South x Southeast's August issue is out, HERE, and it features work by Sheila Pree Bright, Jerry Uelsmann, Laura Noel, Gordon Stettinius and Terry Brown, Thomas Fahley, Maude Schuyler Clay, Annie Hogan, Gillian Laub, and Pam Moxley, among a host of other things, all of interest to those engaged in Southern photography.


 Full access to South x Southeast only comes with payment of (a modest) subscription fee, so I'm still working out how to feature its contents on this blog. I want to provide information about the photographers featured in each month's issue but I also want to honor the good editorial work of those who bring this work to us in this format.

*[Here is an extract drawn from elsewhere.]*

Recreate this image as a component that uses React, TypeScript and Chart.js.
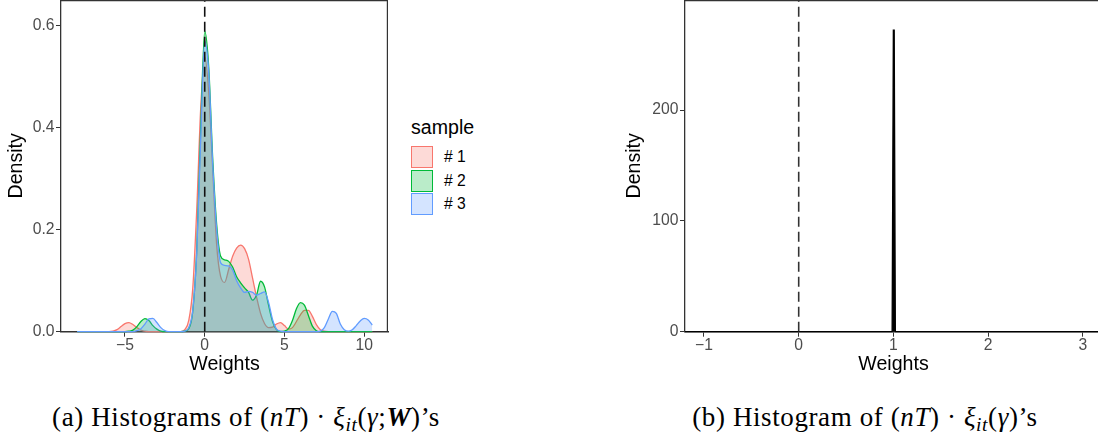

This is a concept in progress for me. We will see how it goes. The image above, a haunting image of a former slave cabin superimposed on an image of the master's house, from Annie Hogan's Double Vision portfolio, is from Hogan's website, though you will find lots more of her work, along with additional editorial content, in the August South x Southeast.

Lets just say for now that a reason to subscribe might be Maude Clay's portfolio called Erasing Sally Mann, a collection of photographs of Sally Mann's work prints deteriorating in the Southern weather of Mississippi. Since one of Mann's portfolios is of human bodies deteriorating in the Southern weather of Virginia, this is an interesting conceit for a project.